Cats and dogs; license fee on those who have not been spayed or neutered. (HB2100)

Introduced By

Del. Bobby Orrock (R-Thornburg)

Progress

Introduced
Passed Committee
Passed House
Passed Senate
Signed by Governor
Became Law

Description

License tax on dogs and cats. Provides a financial disincentive for dog and cat owners who have not spayed or neutered their pets by allowing localities to charge a license fee of up to $20 for each cat or dog that has not been spayed or neutered. The local license fee for cats and dogs that have been spayed or neutered would between $1 and $10, which is the current allowable license fee. Read the Bill »

Outcome

Bill Has Failed

History

DateAction
01/08/2007Committee
01/08/2007Prefiled and ordered printed; offered 01/10/07 072524448
01/08/2007Referred to Committee on Agriculture, Chesapeake and Natural Resources
01/18/2007Assigned ACNRsub: Agriculture (Orrock)
02/06/2007Left in Agriculture, Chesapeake and Natural Resources

Comments

fdr writes:

The intent is good on this legislation, but its impact will be nil. For the financial disincentive to have any impact whatsoever on domestic animal overpopulation, the un-fixed pet license fee should equal or exceed the cost of a spay/neuter operation. The license application should also include stats on the previous year's animal shelter euthanasia deaths in that city/county.
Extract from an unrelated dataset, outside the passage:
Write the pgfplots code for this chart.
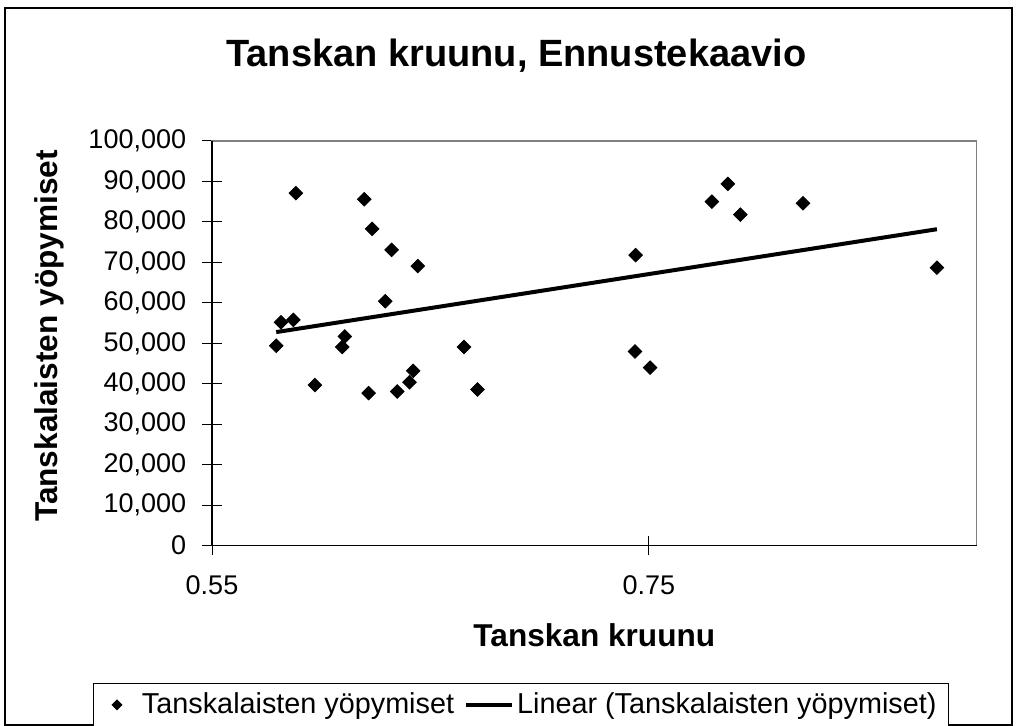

It's practically moot anyway, since enforcement of animal license laws is almost nonexistent.

bobbi c writes:

FDR, there have been studies on this. Huge license differentials tend to cut licensure compliance and don't have much impact on s/n rates. What WORKS is availability of low-cost spay/neuter, as well as outreach (look at what Richmond SPCA has done with outreach - very impressive.)